RAW DATA:
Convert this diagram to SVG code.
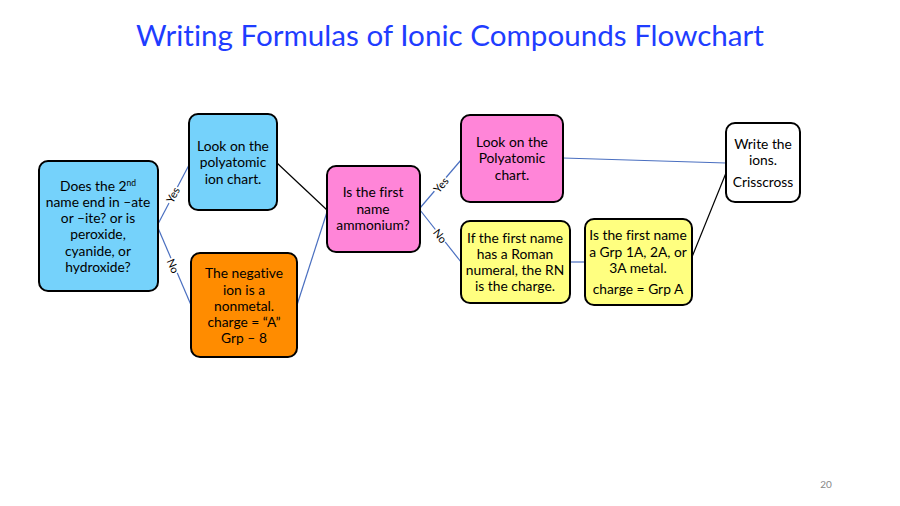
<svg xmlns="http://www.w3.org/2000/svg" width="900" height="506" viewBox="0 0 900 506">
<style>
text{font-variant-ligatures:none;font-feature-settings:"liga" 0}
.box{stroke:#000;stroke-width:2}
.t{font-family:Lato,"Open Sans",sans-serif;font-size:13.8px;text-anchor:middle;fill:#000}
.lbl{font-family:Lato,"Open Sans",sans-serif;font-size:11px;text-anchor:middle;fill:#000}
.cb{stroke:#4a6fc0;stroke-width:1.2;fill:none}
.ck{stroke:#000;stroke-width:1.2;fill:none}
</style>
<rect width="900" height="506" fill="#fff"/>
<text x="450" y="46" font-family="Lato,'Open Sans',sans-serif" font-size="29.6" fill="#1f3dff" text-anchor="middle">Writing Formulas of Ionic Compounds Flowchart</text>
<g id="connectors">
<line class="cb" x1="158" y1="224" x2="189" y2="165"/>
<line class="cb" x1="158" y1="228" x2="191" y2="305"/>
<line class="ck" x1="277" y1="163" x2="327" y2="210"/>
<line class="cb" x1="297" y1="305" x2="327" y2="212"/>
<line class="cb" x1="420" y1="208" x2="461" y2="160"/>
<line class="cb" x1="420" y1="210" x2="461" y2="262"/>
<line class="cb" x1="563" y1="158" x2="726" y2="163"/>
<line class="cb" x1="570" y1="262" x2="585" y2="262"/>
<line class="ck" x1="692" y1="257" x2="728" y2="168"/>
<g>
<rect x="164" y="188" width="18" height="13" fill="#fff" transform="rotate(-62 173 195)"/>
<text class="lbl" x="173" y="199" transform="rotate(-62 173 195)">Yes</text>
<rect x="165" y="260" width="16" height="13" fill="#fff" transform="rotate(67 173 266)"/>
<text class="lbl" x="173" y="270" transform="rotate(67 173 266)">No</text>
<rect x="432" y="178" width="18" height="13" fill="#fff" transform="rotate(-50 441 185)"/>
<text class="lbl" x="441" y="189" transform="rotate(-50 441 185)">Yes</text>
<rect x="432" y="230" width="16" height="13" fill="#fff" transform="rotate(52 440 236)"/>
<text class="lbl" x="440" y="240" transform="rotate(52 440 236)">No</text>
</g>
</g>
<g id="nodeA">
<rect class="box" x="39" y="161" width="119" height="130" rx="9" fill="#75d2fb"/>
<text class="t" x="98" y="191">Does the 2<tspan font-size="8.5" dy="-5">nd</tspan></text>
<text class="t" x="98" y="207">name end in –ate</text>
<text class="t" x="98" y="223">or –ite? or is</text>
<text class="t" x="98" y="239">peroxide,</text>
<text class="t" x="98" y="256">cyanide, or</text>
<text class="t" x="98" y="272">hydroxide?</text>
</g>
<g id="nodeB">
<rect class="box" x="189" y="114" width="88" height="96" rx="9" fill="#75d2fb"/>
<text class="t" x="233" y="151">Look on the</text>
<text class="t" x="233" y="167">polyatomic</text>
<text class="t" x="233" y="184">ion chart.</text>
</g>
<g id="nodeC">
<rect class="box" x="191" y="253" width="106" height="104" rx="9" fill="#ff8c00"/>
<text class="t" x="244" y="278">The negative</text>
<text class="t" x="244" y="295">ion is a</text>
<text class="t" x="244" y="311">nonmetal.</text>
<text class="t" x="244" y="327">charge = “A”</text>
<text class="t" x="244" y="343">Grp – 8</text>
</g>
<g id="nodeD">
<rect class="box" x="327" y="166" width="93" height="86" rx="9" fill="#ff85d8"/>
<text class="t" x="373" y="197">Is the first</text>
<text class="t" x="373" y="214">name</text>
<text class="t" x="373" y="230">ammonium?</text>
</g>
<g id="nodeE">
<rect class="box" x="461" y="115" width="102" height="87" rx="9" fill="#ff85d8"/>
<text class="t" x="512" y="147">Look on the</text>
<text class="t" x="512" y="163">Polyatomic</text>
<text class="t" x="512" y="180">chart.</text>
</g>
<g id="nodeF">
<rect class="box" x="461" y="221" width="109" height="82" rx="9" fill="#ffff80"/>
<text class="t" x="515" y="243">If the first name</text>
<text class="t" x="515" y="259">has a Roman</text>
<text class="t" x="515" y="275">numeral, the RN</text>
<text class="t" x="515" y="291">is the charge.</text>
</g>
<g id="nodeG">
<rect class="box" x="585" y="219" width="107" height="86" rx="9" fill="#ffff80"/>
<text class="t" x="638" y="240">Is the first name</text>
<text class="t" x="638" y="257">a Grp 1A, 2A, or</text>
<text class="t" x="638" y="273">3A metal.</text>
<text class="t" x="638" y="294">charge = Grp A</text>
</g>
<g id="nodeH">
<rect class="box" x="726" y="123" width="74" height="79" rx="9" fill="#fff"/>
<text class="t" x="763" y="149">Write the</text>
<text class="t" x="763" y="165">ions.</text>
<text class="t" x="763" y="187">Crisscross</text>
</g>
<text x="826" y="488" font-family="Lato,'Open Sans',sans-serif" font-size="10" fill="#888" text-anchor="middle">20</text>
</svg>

TASK OBJECTIVE: Without the images, write out each line of the data verbatim.

ANSWER IN FULL:
Convert this diagram to SVG code.
<svg xmlns="http://www.w3.org/2000/svg" width="900" height="506" viewBox="0 0 900 506">
<style>
text{font-variant-ligatures:none;font-feature-settings:"liga" 0}
.box{stroke:#000;stroke-width:2}
.t{font-family:Lato,"Open Sans",sans-serif;font-size:13.8px;text-anchor:middle;fill:#000}
.lbl{font-family:Lato,"Open Sans",sans-serif;font-size:11px;text-anchor:middle;fill:#000}
.cb{stroke:#4a6fc0;stroke-width:1.2;fill:none}
.ck{stroke:#000;stroke-width:1.2;fill:none}
</style>
<rect width="900" height="506" fill="#fff"/>
<text x="450" y="46" font-family="Lato,'Open Sans',sans-serif" font-size="29.6" fill="#1f3dff" text-anchor="middle">Writing Formulas of Ionic Compounds Flowchart</text>
<g id="connectors">
<line class="cb" x1="158" y1="224" x2="189" y2="165"/>
<line class="cb" x1="158" y1="228" x2="191" y2="305"/>
<line class="ck" x1="277" y1="163" x2="327" y2="210"/>
<line class="cb" x1="297" y1="305" x2="327" y2="212"/>
<line class="cb" x1="420" y1="208" x2="461" y2="160"/>
<line class="cb" x1="420" y1="210" x2="461" y2="262"/>
<line class="cb" x1="563" y1="158" x2="726" y2="163"/>
<line class="cb" x1="570" y1="262" x2="585" y2="262"/>
<line class="ck" x1="692" y1="257" x2="728" y2="168"/>
<g>
<rect x="164" y="188" width="18" height="13" fill="#fff" transform="rotate(-62 173 195)"/>
<text class="lbl" x="173" y="199" transform="rotate(-62 173 195)">Yes</text>
<rect x="165" y="260" width="16" height="13" fill="#fff" transform="rotate(67 173 266)"/>
<text class="lbl" x="173" y="270" transform="rotate(67 173 266)">No</text>
<rect x="432" y="178" width="18" height="13" fill="#fff" transform="rotate(-50 441 185)"/>
<text class="lbl" x="441" y="189" transform="rotate(-50 441 185)">Yes</text>
<rect x="432" y="230" width="16" height="13" fill="#fff" transform="rotate(52 440 236)"/>
<text class="lbl" x="440" y="240" transform="rotate(52 440 236)">No</text>
</g>
</g>
<g id="nodeA">
<rect class="box" x="39" y="161" width="119" height="130" rx="9" fill="#75d2fb"/>
<text class="t" x="98" y="191">Does the 2<tspan font-size="8.5" dy="-5">nd</tspan></text>
<text class="t" x="98" y="207">name end in –ate</text>
<text class="t" x="98" y="223">or –ite? or is</text>
<text class="t" x="98" y="239">peroxide,</text>
<text class="t" x="98" y="256">cyanide, or</text>
<text class="t" x="98" y="272">hydroxide?</text>
</g>
<g id="nodeB">
<rect class="box" x="189" y="114" width="88" height="96" rx="9" fill="#75d2fb"/>
<text class="t" x="233" y="151">Look on the</text>
<text class="t" x="233" y="167">polyatomic</text>
<text class="t" x="233" y="184">ion chart.</text>
</g>
<g id="nodeC">
<rect class="box" x="191" y="253" width="106" height="104" rx="9" fill="#ff8c00"/>
<text class="t" x="244" y="278">The negative</text>
<text class="t" x="244" y="295">ion is a</text>
<text class="t" x="244" y="311">nonmetal.</text>
<text class="t" x="244" y="327">charge = “A”</text>
<text class="t" x="244" y="343">Grp – 8</text>
</g>
<g id="nodeD">
<rect class="box" x="327" y="166" width="93" height="86" rx="9" fill="#ff85d8"/>
<text class="t" x="373" y="197">Is the first</text>
<text class="t" x="373" y="214">name</text>
<text class="t" x="373" y="230">ammonium?</text>
</g>
<g id="nodeE">
<rect class="box" x="461" y="115" width="102" height="87" rx="9" fill="#ff85d8"/>
<text class="t" x="512" y="147">Look on the</text>
<text class="t" x="512" y="163">Polyatomic</text>
<text class="t" x="512" y="180">chart.</text>
</g>
<g id="nodeF">
<rect class="box" x="461" y="221" width="109" height="82" rx="9" fill="#ffff80"/>
<text class="t" x="515" y="243">If the first name</text>
<text class="t" x="515" y="259">has a Roman</text>
<text class="t" x="515" y="275">numeral, the RN</text>
<text class="t" x="515" y="291">is the charge.</text>
</g>
<g id="nodeG">
<rect class="box" x="585" y="219" width="107" height="86" rx="9" fill="#ffff80"/>
<text class="t" x="638" y="240">Is the first name</text>
<text class="t" x="638" y="257">a Grp 1A, 2A, or</text>
<text class="t" x="638" y="273">3A metal.</text>
<text class="t" x="638" y="294">charge = Grp A</text>
</g>
<g id="nodeH">
<rect class="box" x="726" y="123" width="74" height="79" rx="9" fill="#fff"/>
<text class="t" x="763" y="149">Write the</text>
<text class="t" x="763" y="165">ions.</text>
<text class="t" x="763" y="187">Crisscross</text>
</g>
<text x="826" y="488" font-family="Lato,'Open Sans',sans-serif" font-size="10" fill="#888" text-anchor="middle">20</text>
</svg>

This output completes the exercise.